Una setti­mana fa nel­l’Aula Paolo VI, l’attuale Papa emerito aveva sintetiz­zato i suoi otto anni al timo­ne della barca di Pietro di­cendo: «Ho sempre sapu­to che in quel­la barca c’è il Signore e ho sempre sapu­to che la barca della Chiesa non è mia, non è nostra, ma è sua». In sostanza, è Cristo che sal­va la Chiesa. Non noi, non i papi manager o governatori.

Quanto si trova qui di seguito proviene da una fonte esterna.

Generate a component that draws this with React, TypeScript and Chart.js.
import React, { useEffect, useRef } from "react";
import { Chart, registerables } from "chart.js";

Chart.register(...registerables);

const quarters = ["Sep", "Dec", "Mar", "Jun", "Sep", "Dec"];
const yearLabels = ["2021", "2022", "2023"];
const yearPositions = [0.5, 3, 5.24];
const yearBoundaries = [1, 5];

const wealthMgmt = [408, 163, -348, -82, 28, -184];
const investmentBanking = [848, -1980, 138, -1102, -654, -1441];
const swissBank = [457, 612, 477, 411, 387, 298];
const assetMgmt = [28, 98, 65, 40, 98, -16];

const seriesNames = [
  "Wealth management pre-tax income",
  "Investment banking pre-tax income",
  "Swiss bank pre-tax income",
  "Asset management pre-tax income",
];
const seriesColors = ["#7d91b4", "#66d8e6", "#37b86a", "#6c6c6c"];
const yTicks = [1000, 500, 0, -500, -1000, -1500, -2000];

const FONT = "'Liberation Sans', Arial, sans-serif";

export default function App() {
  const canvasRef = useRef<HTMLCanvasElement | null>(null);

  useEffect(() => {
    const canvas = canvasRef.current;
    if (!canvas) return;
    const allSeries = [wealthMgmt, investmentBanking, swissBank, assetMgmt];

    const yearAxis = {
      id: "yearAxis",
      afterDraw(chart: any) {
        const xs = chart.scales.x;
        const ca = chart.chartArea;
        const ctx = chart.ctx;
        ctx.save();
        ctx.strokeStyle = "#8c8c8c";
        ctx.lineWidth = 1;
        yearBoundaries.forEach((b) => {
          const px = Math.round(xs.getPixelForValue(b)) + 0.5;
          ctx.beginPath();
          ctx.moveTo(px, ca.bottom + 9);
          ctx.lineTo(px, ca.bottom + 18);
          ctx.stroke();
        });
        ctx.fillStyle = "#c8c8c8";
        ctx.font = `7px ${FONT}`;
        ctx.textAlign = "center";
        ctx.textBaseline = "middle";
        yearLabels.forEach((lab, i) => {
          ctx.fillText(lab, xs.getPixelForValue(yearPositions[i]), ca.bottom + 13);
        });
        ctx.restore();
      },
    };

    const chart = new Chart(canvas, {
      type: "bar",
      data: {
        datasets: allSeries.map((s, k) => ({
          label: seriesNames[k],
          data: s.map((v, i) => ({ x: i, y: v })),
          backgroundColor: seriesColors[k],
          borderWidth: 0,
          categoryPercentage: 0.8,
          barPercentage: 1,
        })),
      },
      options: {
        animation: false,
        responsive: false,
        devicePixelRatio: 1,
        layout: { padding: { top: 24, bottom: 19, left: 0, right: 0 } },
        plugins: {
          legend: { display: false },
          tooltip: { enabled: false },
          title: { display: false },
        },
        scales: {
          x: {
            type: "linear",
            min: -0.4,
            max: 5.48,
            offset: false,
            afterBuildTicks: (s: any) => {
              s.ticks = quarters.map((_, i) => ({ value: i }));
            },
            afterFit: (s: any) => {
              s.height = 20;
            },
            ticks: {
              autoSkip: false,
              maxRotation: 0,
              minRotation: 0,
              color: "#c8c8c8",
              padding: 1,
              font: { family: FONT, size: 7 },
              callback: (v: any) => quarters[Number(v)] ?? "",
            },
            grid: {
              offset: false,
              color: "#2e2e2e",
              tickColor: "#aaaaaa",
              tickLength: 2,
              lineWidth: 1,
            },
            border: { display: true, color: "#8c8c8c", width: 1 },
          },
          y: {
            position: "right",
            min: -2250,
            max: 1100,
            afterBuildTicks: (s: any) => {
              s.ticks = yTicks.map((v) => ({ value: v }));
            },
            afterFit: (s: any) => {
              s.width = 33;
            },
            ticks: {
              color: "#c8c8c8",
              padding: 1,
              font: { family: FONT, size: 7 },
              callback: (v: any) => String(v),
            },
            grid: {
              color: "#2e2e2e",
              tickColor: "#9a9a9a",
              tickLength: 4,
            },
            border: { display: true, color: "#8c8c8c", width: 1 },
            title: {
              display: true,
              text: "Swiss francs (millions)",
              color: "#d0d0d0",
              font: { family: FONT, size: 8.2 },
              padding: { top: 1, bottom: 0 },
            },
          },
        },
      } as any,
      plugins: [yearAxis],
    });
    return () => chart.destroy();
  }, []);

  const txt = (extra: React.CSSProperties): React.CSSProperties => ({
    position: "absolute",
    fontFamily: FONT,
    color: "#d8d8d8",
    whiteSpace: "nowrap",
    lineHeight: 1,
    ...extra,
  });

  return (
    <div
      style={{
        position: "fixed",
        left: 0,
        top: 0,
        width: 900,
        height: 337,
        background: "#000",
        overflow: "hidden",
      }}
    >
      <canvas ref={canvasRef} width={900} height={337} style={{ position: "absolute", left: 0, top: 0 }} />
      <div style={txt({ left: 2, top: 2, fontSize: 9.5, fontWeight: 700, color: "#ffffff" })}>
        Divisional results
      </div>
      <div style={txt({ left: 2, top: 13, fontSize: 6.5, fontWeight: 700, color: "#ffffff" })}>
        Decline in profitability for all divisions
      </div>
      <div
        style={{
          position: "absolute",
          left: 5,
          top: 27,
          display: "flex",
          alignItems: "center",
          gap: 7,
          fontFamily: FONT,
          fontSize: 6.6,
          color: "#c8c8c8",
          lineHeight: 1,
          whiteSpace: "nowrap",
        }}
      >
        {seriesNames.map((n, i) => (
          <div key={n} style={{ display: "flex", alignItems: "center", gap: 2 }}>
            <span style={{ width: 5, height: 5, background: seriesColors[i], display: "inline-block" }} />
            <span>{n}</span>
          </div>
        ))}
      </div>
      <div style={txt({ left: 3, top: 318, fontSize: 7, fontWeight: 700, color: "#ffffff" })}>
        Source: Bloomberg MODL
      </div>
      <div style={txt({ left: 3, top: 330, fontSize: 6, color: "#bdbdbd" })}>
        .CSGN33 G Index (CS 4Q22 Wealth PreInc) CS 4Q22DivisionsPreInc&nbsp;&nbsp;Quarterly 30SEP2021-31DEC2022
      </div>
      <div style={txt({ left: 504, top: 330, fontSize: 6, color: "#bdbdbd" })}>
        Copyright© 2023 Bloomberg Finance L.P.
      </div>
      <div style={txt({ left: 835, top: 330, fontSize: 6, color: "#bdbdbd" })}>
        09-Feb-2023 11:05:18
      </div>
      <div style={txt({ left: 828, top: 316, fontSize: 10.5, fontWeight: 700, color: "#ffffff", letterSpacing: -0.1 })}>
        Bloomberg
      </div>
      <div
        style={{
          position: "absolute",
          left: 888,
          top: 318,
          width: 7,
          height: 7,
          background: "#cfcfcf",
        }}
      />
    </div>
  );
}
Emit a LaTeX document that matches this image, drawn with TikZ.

Scola è ritenu­to il continua­tore più diret­to dell’opera di Benedetto XVI. Entram­bi sono con­vinti della ne­cessità di una riforma purifi­catrice che parta dal cuore dell’istituzione. Una purificazione che non può essere frutto di tecniche più o meno raffinate. Fedele alla con­segna del più stretto riserbo, da quando Ratzinger si è dimesso Scola ha sospeso il suo account su twitter e fermato alcune pub­blicazioni già in fase di revisio­ne finale. Il 5 marzo scorso, gior­no dell’inaugurazione dell’an­no accademico dell’università Cattolica di Milano ha detto agli studenti: «La rinuncia di Bene­detto XVI al ministero petrino e l’attesa orante del nuovo Papa domandano a tutti noi uno scat­to di verità e responsabilità».